Hello,
The Graduate School of Data Science is pleased to announce the BK21 x ERC seminar, as outlined below, and warmly invites your participation and interest.
Speaker: Dr. Julius von Kügelgen, currently a Postdoctoral Researcher at ETH Zürich
Dr. von Kügelgen is recognized internationally for his groundbreaking research in Causal Representation Learning, focusing on uncovering latent variables responsible for generating high-dimensional data and exploring causal relationships between these variables. He will deliver a lecture on this topic during the seminar.
Date: April 17, 2025, 2:00 PM - 3:30 PM
Venue: Room 302, Building 942, Seoul National University
Speaker: Dr. Julius von Kügelgen (ETH Zürich)

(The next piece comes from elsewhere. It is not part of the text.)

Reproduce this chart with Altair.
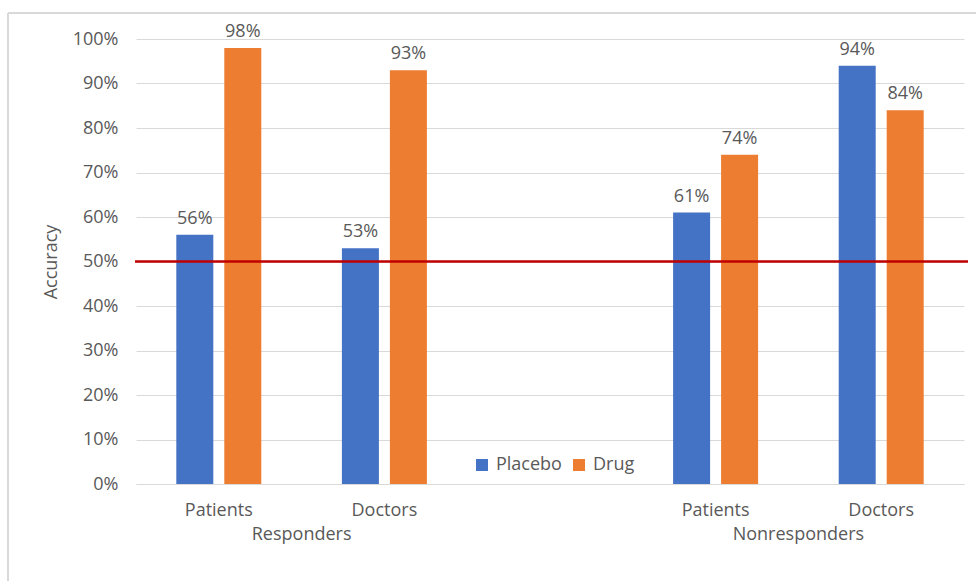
import altair as alt
import pandas as pd

groups = ["Responders", "Responders", "Nonresponders", "Nonresponders"]
roles = ["Patients", "Doctors", "Patients", "Doctors"]
placebo = [0.56, 0.53, 0.61, 0.94]
drug = [0.98, 0.93, 0.74, 0.84]
series = ["Placebo", "Drug"]
colors = ["#4472C4", "#ED7D31"]
y_ticks = [0, 0.1, 0.2, 0.3, 0.4, 0.5, 0.6, 0.7, 0.8, 0.9, 1.0]
group_labels = ["Responders", "Nonresponders"]
group_anchor = ["Responders|Doctors", "Nonresponders|Doctors"]
reference = [0.5]

rows = []
for g, r, p, d in zip(groups, roles, placebo, drug):
    rows.append({"key": f"{g}|{r}", "series": "Placebo", "value": p})
    rows.append({"key": f"{g}|{r}", "series": "Drug", "value": d})
df = pd.DataFrame(rows)

domain = ["Responders|Patients", "Responders|Doctors", "gap",
          "Nonresponders|Patients", "Nonresponders|Doctors"]

FONT = "Open Sans"
GRAY = "#595959"
FS = 18
W, H = 828, 445

x_axis = alt.Axis(title=None, labelExpr="datum.value == 'gap' ? '' : split(datum.value, '|')[1]",
                  ticks=False, domain=True, domainColor="#d9d9d9", labelPadding=17,
                  labelFontSize=FS, labelColor=GRAY, labelFont=FONT, grid=False, labelAngle=0)
x_scale = alt.Scale(domain=domain, paddingInner=0, paddingOuter=0)
xo_scale = alt.Scale(domain=series, paddingInner=0.229, paddingOuter=0.84)

base = alt.Chart(df)

bars = base.mark_bar().encode(
    x=alt.X("key:N", scale=x_scale, axis=x_axis, sort=domain),
    xOffset=alt.XOffset("series:N", scale=xo_scale, sort=series),
    y=alt.Y("value:Q", scale=alt.Scale(domain=[0, 1]),
            axis=alt.Axis(format=".0%", values=y_ticks, title="Accuracy", grid=True,
                          gridColor="#d9d9d9", domain=False, ticks=False,
                          labelPadding=18, labelFontSize=FS, labelColor=GRAY, labelFont=FONT,
                          titleFontSize=FS, titleColor=GRAY, titleFont=FONT,
                          titleFontWeight="normal", titlePadding=12)),
    color=alt.Color("series:N", scale=alt.Scale(domain=series, range=colors),
                    legend=alt.Legend(title=None, orient="none", direction="horizontal",
                                      legendX=337, legendY=417, symbolType="square",
                                      symbolSize=144, symbolStrokeWidth=0,
                                      labelFontSize=FS, labelColor=GRAY, labelFont=FONT,
                                      columnPadding=8, labelOffset=5)),
)

labels = base.mark_text(baseline="bottom", dy=-7, fontSize=FS, color=GRAY, font=FONT).encode(
    x=alt.X("key:N", scale=x_scale, axis=x_axis, sort=domain),
    xOffset=alt.XOffset("series:N", scale=xo_scale, sort=series),
    y=alt.Y("value:Q"),
    text=alt.Text("value:Q", format=".0%"),
)

gdf = pd.DataFrame({"key": group_anchor, "group": group_labels})
glabels = alt.Chart(gdf).mark_text(fontSize=FS, color=GRAY, font=FONT, baseline="middle").encode(
    x=alt.X("key:N", scale=x_scale, axis=x_axis, sort=domain, bandPosition=0),
    y=alt.value(H + 51),
    text="group:N",
)

ref = alt.Chart(pd.DataFrame({"v": reference})).mark_rule(color="#C00000", strokeWidth=2.5).encode(
    y=alt.Y("v:Q"),
    x=alt.value(-1),
    x2=alt.value(W + 4),
)

frame_left = alt.Chart(pd.DataFrame({"a": [0]})).mark_rule(color="#d9d9d9", strokeWidth=2).encode(
    x=alt.value(-128), y=alt.value(-26), y2=alt.value(H + 120))
frame_top = alt.Chart(pd.DataFrame({"a": [0]})).mark_rule(color="#d9d9d9", strokeWidth=2).encode(
    y=alt.value(-26), x=alt.value(-128), x2=alt.value(W + 60))

chart = alt.layer(frame_left, frame_top, bars, labels, glabels, ref).properties(
    width=W, height=H,
    autosize=alt.AutoSizeParams(type="none"),
    padding={"left": 136, "top": 39, "right": 12, "bottom": 97},
    background="white",
).configure_view(stroke=None)

chart.save("out.html", embed_options={"renderer": "svg", "actions": False})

Title: Causal Representation Learning: Overview and Applications to Single-Cell Biology
Abstract: Many scientific questions are fundamentally causal in nature. Yet, existing causal inference methods cannot easily handle complex, high-dimensional data. Causal representation learning (CRL) seeks to fill this gap by embedding causal models in the latent space of a machine learning model. In this talk, I will provide an overview of CRL across a variety of settings. I will then present ongoing work on leveraging CRL methods for problems in bioinformatics, specifically for predicting the effects of unseen drug or gene perturbations from omics measurements. CRL requires rich experimental data and single-cell biology offers unique opportunities for gaining new scientific insights by leveraging such methods.
Bio: Julius von Kügelgen is a postdoc at the Seminar for Statistics at ETH Zürich. His research lies at the intersection of causal inference and machine learning. He obtained his PhD in Machine Learning from the University of Cambridge and the Max Planck Institute for Intelligent Systems. His work has been recognized with the Google PhD Fellowship, a Best Paper Award at the Conference on Causal Learning and Reasoning, and the Cambridge PhD Prize in Quantitative Research. Prior to his PhD, Julius studied Mathematics (BSc, MSci) at Imperial College London and Artificial Intelligence (MSc) at UPC Barcelona and TU Delft.